**Aim:** Set down only those lines that fall from the line containing "Recreate this image" through the line containing "(14,13) rectangle (1066,881);", unchanged and without pictures.

**Record excerpts:**
========================================================================
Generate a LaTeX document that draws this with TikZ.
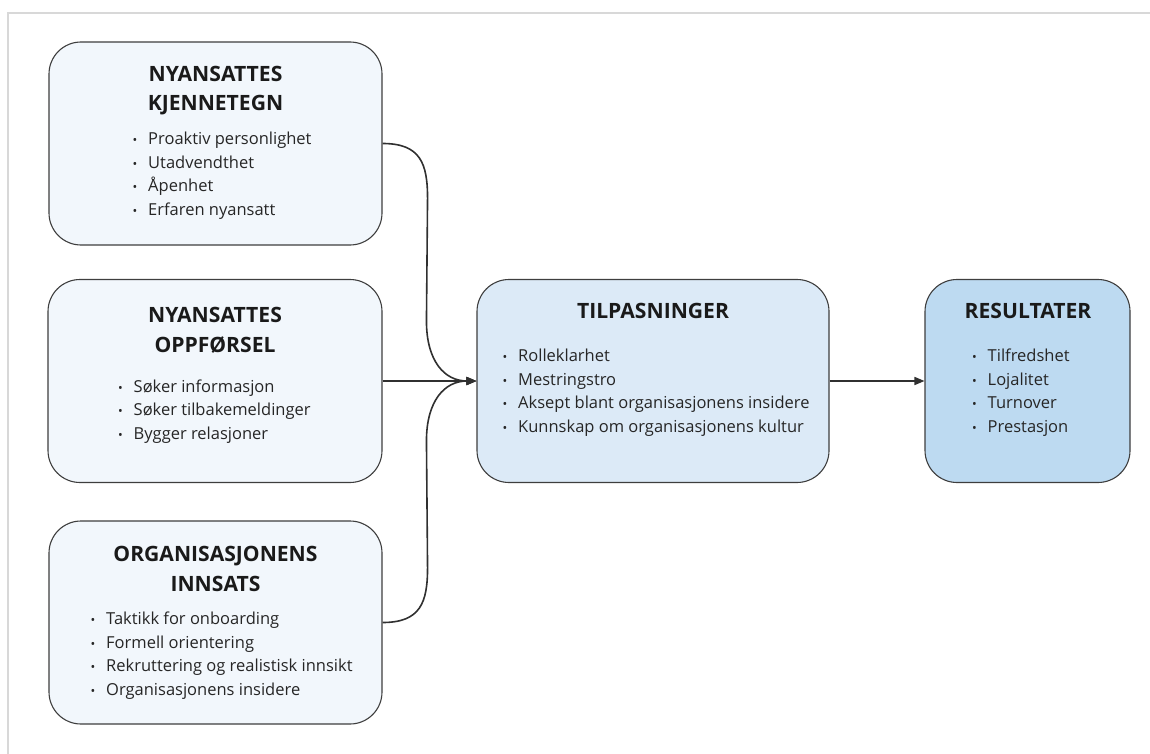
========================================================================
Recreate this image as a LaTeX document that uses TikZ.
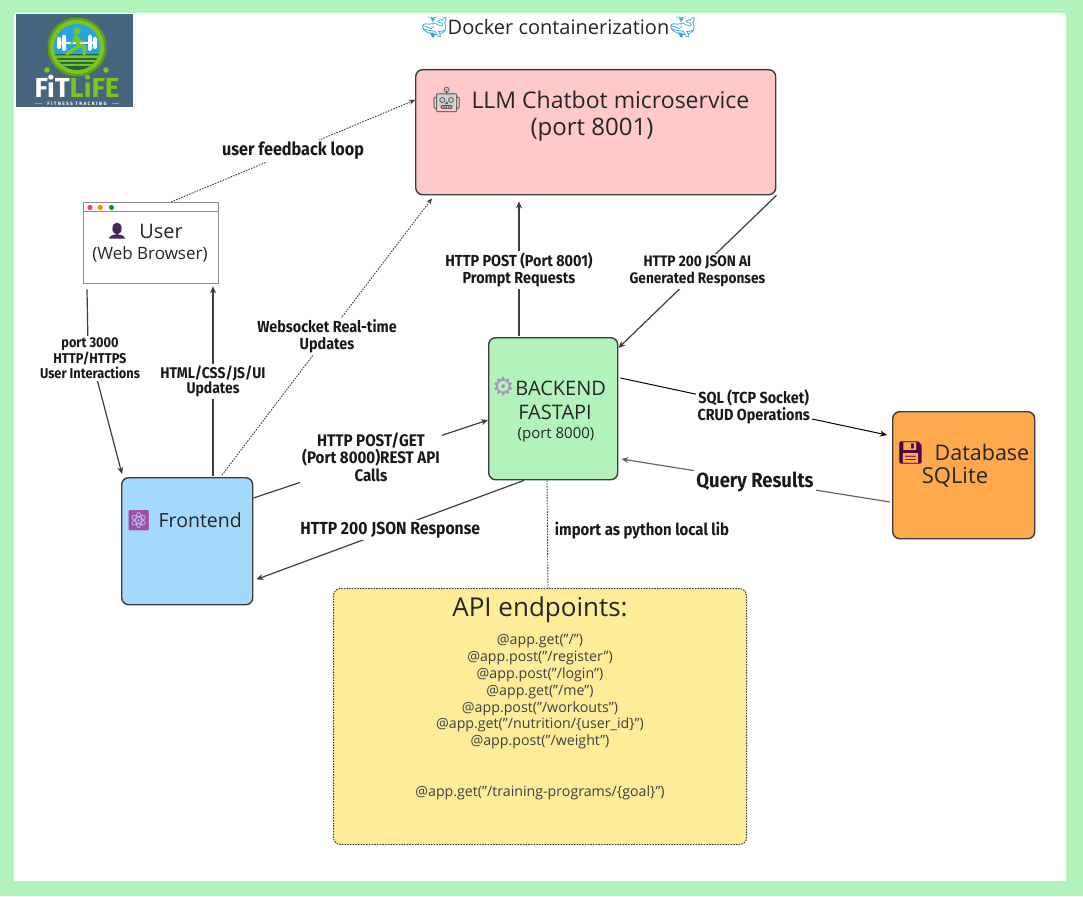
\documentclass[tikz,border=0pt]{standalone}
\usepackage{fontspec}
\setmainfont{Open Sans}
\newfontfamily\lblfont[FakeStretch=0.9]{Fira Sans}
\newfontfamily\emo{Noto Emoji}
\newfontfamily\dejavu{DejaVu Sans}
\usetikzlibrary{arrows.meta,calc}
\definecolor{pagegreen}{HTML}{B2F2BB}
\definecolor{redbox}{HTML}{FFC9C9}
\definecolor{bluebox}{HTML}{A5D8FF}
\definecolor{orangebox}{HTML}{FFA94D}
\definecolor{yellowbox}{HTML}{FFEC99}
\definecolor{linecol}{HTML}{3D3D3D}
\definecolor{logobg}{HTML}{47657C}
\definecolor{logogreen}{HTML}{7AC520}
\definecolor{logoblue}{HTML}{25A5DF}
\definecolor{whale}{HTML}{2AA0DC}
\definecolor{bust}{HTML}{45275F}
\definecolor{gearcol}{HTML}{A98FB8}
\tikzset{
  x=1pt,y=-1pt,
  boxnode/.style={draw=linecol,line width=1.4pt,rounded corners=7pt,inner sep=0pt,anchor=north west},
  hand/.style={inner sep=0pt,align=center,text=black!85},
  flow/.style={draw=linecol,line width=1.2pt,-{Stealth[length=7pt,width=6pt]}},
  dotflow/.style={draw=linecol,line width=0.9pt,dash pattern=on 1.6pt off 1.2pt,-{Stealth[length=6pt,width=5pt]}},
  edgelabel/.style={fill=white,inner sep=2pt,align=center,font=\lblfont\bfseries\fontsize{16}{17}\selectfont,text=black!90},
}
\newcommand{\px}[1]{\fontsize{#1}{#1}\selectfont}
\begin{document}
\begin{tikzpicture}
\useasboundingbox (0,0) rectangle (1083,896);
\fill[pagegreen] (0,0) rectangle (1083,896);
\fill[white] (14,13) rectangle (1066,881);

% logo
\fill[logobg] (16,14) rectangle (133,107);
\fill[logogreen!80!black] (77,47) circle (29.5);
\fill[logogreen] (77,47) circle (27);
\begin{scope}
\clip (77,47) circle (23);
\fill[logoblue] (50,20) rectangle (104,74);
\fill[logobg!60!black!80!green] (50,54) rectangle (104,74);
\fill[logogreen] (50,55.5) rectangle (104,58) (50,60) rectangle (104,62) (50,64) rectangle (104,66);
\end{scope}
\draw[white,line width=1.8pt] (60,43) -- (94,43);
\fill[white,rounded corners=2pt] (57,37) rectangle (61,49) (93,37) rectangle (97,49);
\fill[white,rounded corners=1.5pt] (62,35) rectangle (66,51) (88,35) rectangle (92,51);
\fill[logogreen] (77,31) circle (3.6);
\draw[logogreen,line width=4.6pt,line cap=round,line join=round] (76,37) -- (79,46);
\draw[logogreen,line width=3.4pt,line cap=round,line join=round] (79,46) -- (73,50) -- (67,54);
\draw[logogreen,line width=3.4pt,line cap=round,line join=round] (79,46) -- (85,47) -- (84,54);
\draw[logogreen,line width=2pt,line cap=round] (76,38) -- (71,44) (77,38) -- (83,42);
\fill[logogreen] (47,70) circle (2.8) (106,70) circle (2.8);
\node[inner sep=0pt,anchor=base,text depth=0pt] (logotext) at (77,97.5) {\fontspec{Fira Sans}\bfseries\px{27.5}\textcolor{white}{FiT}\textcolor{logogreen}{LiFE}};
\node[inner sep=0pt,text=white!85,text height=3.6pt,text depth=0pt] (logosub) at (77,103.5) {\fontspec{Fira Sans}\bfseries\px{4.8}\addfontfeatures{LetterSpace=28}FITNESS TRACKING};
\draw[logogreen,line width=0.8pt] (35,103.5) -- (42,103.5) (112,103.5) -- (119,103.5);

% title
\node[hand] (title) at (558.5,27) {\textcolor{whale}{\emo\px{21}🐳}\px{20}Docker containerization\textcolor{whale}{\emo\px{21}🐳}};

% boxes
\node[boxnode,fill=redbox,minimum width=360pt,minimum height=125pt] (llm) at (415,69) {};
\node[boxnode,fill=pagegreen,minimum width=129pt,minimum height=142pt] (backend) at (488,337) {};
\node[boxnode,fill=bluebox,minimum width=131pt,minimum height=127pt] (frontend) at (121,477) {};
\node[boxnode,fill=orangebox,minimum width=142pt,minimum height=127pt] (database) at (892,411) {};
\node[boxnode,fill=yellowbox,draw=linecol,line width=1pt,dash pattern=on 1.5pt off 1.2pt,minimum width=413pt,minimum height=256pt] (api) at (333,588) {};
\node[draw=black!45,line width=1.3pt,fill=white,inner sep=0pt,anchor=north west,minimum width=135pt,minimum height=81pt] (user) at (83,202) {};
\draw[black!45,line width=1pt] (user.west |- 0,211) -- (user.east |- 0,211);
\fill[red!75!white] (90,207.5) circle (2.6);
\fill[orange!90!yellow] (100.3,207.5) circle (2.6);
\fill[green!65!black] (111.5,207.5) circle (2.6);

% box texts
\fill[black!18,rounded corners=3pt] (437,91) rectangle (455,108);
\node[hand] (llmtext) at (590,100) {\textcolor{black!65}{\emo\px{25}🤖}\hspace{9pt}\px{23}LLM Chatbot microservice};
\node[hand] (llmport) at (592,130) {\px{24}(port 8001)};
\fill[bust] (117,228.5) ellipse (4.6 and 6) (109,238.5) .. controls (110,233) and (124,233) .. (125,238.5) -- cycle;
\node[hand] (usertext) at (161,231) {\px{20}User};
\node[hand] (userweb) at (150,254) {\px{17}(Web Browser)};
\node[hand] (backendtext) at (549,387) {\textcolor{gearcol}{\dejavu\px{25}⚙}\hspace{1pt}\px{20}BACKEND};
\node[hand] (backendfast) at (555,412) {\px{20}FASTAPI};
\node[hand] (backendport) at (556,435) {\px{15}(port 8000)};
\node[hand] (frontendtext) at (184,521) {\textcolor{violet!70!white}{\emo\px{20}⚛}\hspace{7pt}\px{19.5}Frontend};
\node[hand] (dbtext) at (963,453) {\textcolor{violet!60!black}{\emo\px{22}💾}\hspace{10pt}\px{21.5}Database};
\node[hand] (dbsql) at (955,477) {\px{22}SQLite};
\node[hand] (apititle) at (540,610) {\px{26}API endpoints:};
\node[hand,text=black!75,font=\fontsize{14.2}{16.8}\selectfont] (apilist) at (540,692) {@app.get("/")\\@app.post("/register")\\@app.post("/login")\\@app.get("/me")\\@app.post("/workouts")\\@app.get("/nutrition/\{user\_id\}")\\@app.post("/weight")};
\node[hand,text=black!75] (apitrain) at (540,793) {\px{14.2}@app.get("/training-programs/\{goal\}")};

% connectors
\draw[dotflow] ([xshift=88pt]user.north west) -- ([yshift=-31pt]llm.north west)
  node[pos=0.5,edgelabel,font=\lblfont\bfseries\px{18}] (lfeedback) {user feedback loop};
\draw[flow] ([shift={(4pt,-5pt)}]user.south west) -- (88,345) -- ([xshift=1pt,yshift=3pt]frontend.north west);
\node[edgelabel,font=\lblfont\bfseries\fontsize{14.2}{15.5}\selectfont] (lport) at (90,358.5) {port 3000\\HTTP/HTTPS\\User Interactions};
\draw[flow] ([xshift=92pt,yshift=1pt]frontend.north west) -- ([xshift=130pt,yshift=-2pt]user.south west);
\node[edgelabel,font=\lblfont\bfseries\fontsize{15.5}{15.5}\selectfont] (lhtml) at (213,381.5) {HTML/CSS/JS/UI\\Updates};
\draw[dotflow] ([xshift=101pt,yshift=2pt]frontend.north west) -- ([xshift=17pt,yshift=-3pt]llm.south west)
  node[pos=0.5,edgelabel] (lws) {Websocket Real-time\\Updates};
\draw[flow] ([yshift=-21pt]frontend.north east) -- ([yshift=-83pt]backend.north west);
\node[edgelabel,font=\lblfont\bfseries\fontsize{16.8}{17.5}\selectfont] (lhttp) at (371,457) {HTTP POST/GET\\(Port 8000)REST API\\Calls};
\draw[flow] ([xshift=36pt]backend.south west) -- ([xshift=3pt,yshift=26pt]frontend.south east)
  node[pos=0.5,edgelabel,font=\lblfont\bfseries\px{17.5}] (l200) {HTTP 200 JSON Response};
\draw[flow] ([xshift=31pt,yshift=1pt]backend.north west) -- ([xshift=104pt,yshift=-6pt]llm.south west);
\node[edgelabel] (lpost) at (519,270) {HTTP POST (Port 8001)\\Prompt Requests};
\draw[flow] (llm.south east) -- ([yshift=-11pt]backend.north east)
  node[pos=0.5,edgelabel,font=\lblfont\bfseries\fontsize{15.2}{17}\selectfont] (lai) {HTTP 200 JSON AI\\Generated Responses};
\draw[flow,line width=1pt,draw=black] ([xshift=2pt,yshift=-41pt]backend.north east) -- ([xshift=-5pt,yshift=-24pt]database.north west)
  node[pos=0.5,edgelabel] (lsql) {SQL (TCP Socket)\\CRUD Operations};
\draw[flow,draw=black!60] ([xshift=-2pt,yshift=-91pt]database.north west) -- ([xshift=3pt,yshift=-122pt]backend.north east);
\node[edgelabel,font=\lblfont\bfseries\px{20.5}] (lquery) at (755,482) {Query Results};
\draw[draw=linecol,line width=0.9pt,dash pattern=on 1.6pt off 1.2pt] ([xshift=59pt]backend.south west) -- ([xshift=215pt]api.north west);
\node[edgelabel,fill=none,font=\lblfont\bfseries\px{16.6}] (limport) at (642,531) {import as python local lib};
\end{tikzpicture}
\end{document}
========================================================================
**Task result:**
Recreate this image as a LaTeX document that uses TikZ.
\documentclass[tikz,border=0pt]{standalone}
\usepackage{fontspec}
\setmainfont{Open Sans}
\newfontfamily\lblfont[FakeStretch=0.9]{Fira Sans}
\newfontfamily\emo{Noto Emoji}
\newfontfamily\dejavu{DejaVu Sans}
\usetikzlibrary{arrows.meta,calc}
\definecolor{pagegreen}{HTML}{B2F2BB}
\definecolor{redbox}{HTML}{FFC9C9}
\definecolor{bluebox}{HTML}{A5D8FF}
\definecolor{orangebox}{HTML}{FFA94D}
\definecolor{yellowbox}{HTML}{FFEC99}
\definecolor{linecol}{HTML}{3D3D3D}
\definecolor{logobg}{HTML}{47657C}
\definecolor{logogreen}{HTML}{7AC520}
\definecolor{logoblue}{HTML}{25A5DF}
\definecolor{whale}{HTML}{2AA0DC}
\definecolor{bust}{HTML}{45275F}
\definecolor{gearcol}{HTML}{A98FB8}
\tikzset{
  x=1pt,y=-1pt,
  boxnode/.style={draw=linecol,line width=1.4pt,rounded corners=7pt,inner sep=0pt,anchor=north west},
  hand/.style={inner sep=0pt,align=center,text=black!85},
  flow/.style={draw=linecol,line width=1.2pt,-{Stealth[length=7pt,width=6pt]}},
  dotflow/.style={draw=linecol,line width=0.9pt,dash pattern=on 1.6pt off 1.2pt,-{Stealth[length=6pt,width=5pt]}},
  edgelabel/.style={fill=white,inner sep=2pt,align=center,font=\lblfont\bfseries\fontsize{16}{17}\selectfont,text=black!90},
}
\newcommand{\px}[1]{\fontsize{#1}{#1}\selectfont}
\begin{document}
\begin{tikzpicture}
\useasboundingbox (0,0) rectangle (1083,896);
\fill[pagegreen] (0,0) rectangle (1083,896);
\fill[white] (14,13) rectangle (1066,881);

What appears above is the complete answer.